### What to produce
Repeat every line of the data exactly, but not the pictures.

### Data supplied
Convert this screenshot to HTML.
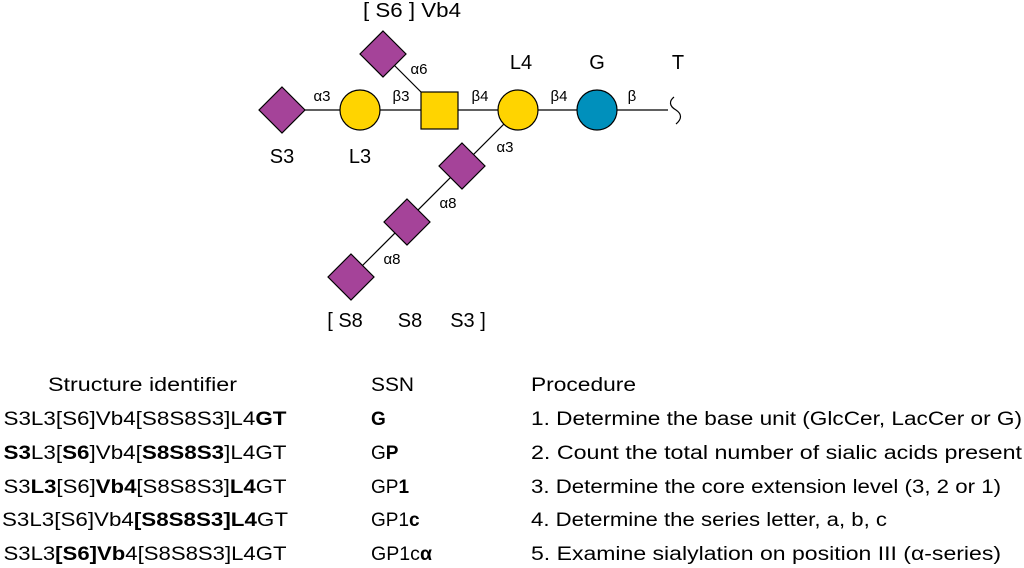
<!DOCTYPE html>
<html><head><meta charset="utf-8"><style>
html,body{margin:0;padding:0;background:#fff;}
svg{display:block;font-family:"Liberation Sans",Arial,sans-serif;}
.b{font-weight:bold}
</style></head><body>
<svg width="1024" height="568" viewBox="0 0 1024 568" xmlns="http://www.w3.org/2000/svg">
<g stroke="#000" stroke-width="1.2" fill="none">
<line x1="282" y1="110" x2="668" y2="110"/>
<line x1="383" y1="54" x2="421" y2="92"/>
<line x1="518" y1="110" x2="351" y2="277"/>
<path d="M674 97 C669 101 669 106 676 110 C682 114 682 119 676 124"/>
</g>
<g stroke="#000" stroke-width="1.2">
<polygon points="282,87 305,110 282,133 259,110" fill="#A54399"/>
<circle cx="360" cy="110" r="20" fill="#FFD400"/>
<rect x="421" y="92" width="37" height="37" fill="#FFD400"/>
<circle cx="518" cy="110" r="20" fill="#FFD400"/>
<circle cx="597" cy="110" r="20" fill="#0090BC"/>
<polygon points="383,31 406,54 383,77 360,54" fill="#A54399"/>
<polygon points="462,143 485,166 462,189 439,166" fill="#A54399"/>
<polygon points="407,199 430,222 407,245 384,222" fill="#A54399"/>
<polygon points="351,254 374,277 351,300 328,277" fill="#A54399"/>
</g>
<g font-size="15" text-anchor="middle" fill="#000">
<text x="322" y="101">α3</text>
<text x="401" y="101">β3</text>
<text x="480" y="101">β4</text>
<text x="559" y="101">β4</text>
<text x="632" y="101">β</text>
<text x="419" y="74">α6</text>
<text x="505" y="152">α3</text>
<text x="448" y="208">α8</text>
<text x="392" y="264">α8</text>
</g>
<g font-size="20" text-anchor="middle" fill="#000">
<text x="412" y="17" textLength="98" lengthAdjust="spacingAndGlyphs">[ S6 ] Vb4</text>
<text x="521" y="69">L4</text>
<text x="597" y="69">G</text>
<text x="678" y="69">T</text>
<text x="282" y="163">S3</text>
<text x="360" y="163">L3</text>
<text x="345" y="327">[ S8</text>
<text x="410" y="327">S8</text>
<text x="468" y="327">S3 ]</text>
</g>
<g font-size="19" fill="#000">
<text x="48" y="391" textLength="189" lengthAdjust="spacingAndGlyphs">Structure identifier</text>
<text x="371" y="391" textLength="43" lengthAdjust="spacingAndGlyphs">SSN</text>
<text x="531" y="391" textLength="105" lengthAdjust="spacingAndGlyphs">Procedure</text>

<text x="145" y="425" text-anchor="middle" textLength="283" lengthAdjust="spacingAndGlyphs">S3L3[S6]Vb4[S8S8S3]L4<tspan class="b">GT</tspan></text>
<text x="145" y="459" text-anchor="middle" textLength="283" lengthAdjust="spacingAndGlyphs"><tspan class="b">S3</tspan>L3[<tspan class="b">S6</tspan>]Vb4[<tspan class="b">S8S8S3</tspan>]L4GT</text>
<text x="145" y="493" text-anchor="middle" textLength="283" lengthAdjust="spacingAndGlyphs">S3<tspan class="b">L3</tspan>[S6]<tspan class="b">Vb4</tspan>[S8S8S3]<tspan class="b">L4</tspan>GT</text>
<text x="145" y="526" text-anchor="middle" textLength="286" lengthAdjust="spacingAndGlyphs">S3L3[S6]Vb4<tspan class="b">[S8S8S3]L4</tspan>GT</text>
<text x="145" y="560" text-anchor="middle" textLength="283" lengthAdjust="spacingAndGlyphs">S3L3<tspan class="b">[S6]Vb</tspan>4[S8S8S3]L4GT</text>

<text x="371" y="425" class="b">G</text>
<text x="371" y="459">G<tspan class="b">P</tspan></text>
<text x="371" y="493">GP<tspan class="b">1</tspan></text>
<text x="371" y="526">GP1<tspan class="b">c</tspan></text>
<text x="371" y="560" textLength="61" lengthAdjust="spacingAndGlyphs">GP1c<tspan class="b">α</tspan></text>

<text x="531" y="425" textLength="491" lengthAdjust="spacingAndGlyphs">1. Determine the base unit (GlcCer, LacCer or G)</text>
<text x="531" y="459" textLength="491" lengthAdjust="spacingAndGlyphs">2. Count the total number of sialic acids present</text>
<text x="531" y="493" textLength="470" lengthAdjust="spacingAndGlyphs">3. Determine the core extension level (3, 2 or 1)</text>
<text x="531" y="526" textLength="356" lengthAdjust="spacingAndGlyphs">4. Determine the series letter, a, b, c</text>
<text x="531" y="560" textLength="470" lengthAdjust="spacingAndGlyphs">5. Examine sialylation on position III (α-series)</text>
</g>
</svg>
</body></html>
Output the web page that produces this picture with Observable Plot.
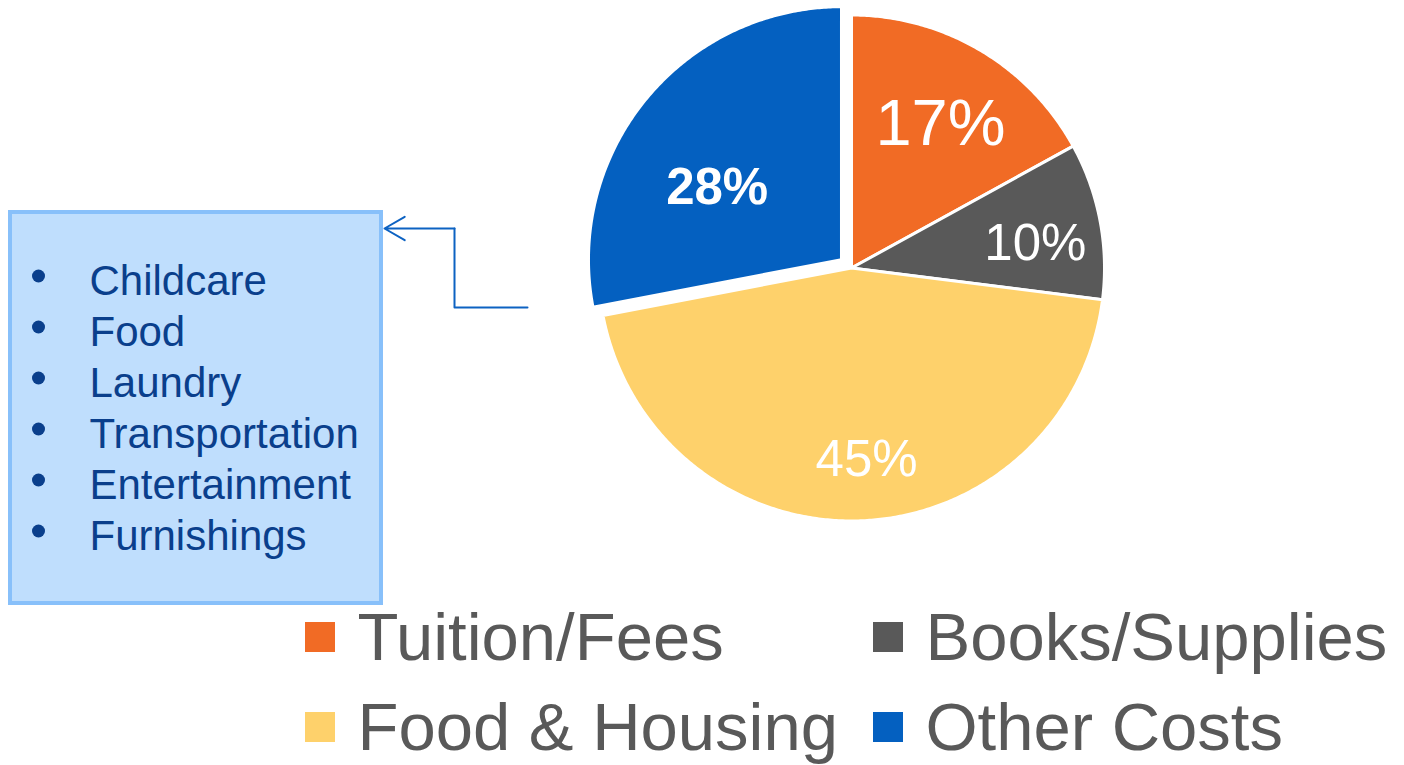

### Result for this exercise
Convert this screenshot to HTML.
<!DOCTYPE html>
<html><head><meta charset="utf-8"><style>
html,body{margin:0;padding:0;background:#fff;}
svg{display:block;font-family:"Liberation Sans",Arial,sans-serif;}
.b{font-weight:bold}
</style></head><body>
<svg width="1024" height="568" viewBox="0 0 1024 568" xmlns="http://www.w3.org/2000/svg">
<g stroke="#000" stroke-width="1.2" fill="none">
<line x1="282" y1="110" x2="668" y2="110"/>
<line x1="383" y1="54" x2="421" y2="92"/>
<line x1="518" y1="110" x2="351" y2="277"/>
<path d="M674 97 C669 101 669 106 676 110 C682 114 682 119 676 124"/>
</g>
<g stroke="#000" stroke-width="1.2">
<polygon points="282,87 305,110 282,133 259,110" fill="#A54399"/>
<circle cx="360" cy="110" r="20" fill="#FFD400"/>
<rect x="421" y="92" width="37" height="37" fill="#FFD400"/>
<circle cx="518" cy="110" r="20" fill="#FFD400"/>
<circle cx="597" cy="110" r="20" fill="#0090BC"/>
<polygon points="383,31 406,54 383,77 360,54" fill="#A54399"/>
<polygon points="462,143 485,166 462,189 439,166" fill="#A54399"/>
<polygon points="407,199 430,222 407,245 384,222" fill="#A54399"/>
<polygon points="351,254 374,277 351,300 328,277" fill="#A54399"/>
</g>
<g font-size="15" text-anchor="middle" fill="#000">
<text x="322" y="101">α3</text>
<text x="401" y="101">β3</text>
<text x="480" y="101">β4</text>
<text x="559" y="101">β4</text>
<text x="632" y="101">β</text>
<text x="419" y="74">α6</text>
<text x="505" y="152">α3</text>
<text x="448" y="208">α8</text>
<text x="392" y="264">α8</text>
</g>
<g font-size="20" text-anchor="middle" fill="#000">
<text x="412" y="17" textLength="98" lengthAdjust="spacingAndGlyphs">[ S6 ] Vb4</text>
<text x="521" y="69">L4</text>
<text x="597" y="69">G</text>
<text x="678" y="69">T</text>
<text x="282" y="163">S3</text>
<text x="360" y="163">L3</text>
<text x="345" y="327">[ S8</text>
<text x="410" y="327">S8</text>
<text x="468" y="327">S3 ]</text>
</g>
<g font-size="19" fill="#000">
<text x="48" y="391" textLength="189" lengthAdjust="spacingAndGlyphs">Structure identifier</text>
<text x="371" y="391" textLength="43" lengthAdjust="spacingAndGlyphs">SSN</text>
<text x="531" y="391" textLength="105" lengthAdjust="spacingAndGlyphs">Procedure</text>

<text x="145" y="425" text-anchor="middle" textLength="283" lengthAdjust="spacingAndGlyphs">S3L3[S6]Vb4[S8S8S3]L4<tspan class="b">GT</tspan></text>
<text x="145" y="459" text-anchor="middle" textLength="283" lengthAdjust="spacingAndGlyphs"><tspan class="b">S3</tspan>L3[<tspan class="b">S6</tspan>]Vb4[<tspan class="b">S8S8S3</tspan>]L4GT</text>
<text x="145" y="493" text-anchor="middle" textLength="283" lengthAdjust="spacingAndGlyphs">S3<tspan class="b">L3</tspan>[S6]<tspan class="b">Vb4</tspan>[S8S8S3]<tspan class="b">L4</tspan>GT</text>
<text x="145" y="526" text-anchor="middle" textLength="286" lengthAdjust="spacingAndGlyphs">S3L3[S6]Vb4<tspan class="b">[S8S8S3]L4</tspan>GT</text>
<text x="145" y="560" text-anchor="middle" textLength="283" lengthAdjust="spacingAndGlyphs">S3L3<tspan class="b">[S6]Vb</tspan>4[S8S8S3]L4GT</text>

<text x="371" y="425" class="b">G</text>
<text x="371" y="459">G<tspan class="b">P</tspan></text>
<text x="371" y="493">GP<tspan class="b">1</tspan></text>
<text x="371" y="526">GP1<tspan class="b">c</tspan></text>
<text x="371" y="560" textLength="61" lengthAdjust="spacingAndGlyphs">GP1c<tspan class="b">α</tspan></text>

<text x="531" y="425" textLength="491" lengthAdjust="spacingAndGlyphs">1. Determine the base unit (GlcCer, LacCer or G)</text>
<text x="531" y="459" textLength="491" lengthAdjust="spacingAndGlyphs">2. Count the total number of sialic acids present</text>
<text x="531" y="493" textLength="470" lengthAdjust="spacingAndGlyphs">3. Determine the core extension level (3, 2 or 1)</text>
<text x="531" y="526" textLength="356" lengthAdjust="spacingAndGlyphs">4. Determine the series letter, a, b, c</text>
<text x="531" y="560" textLength="470" lengthAdjust="spacingAndGlyphs">5. Examine sialylation on position III (α-series)</text>
</g>
</svg>
</body></html>
Output the web page that produces this picture with Observable Plot.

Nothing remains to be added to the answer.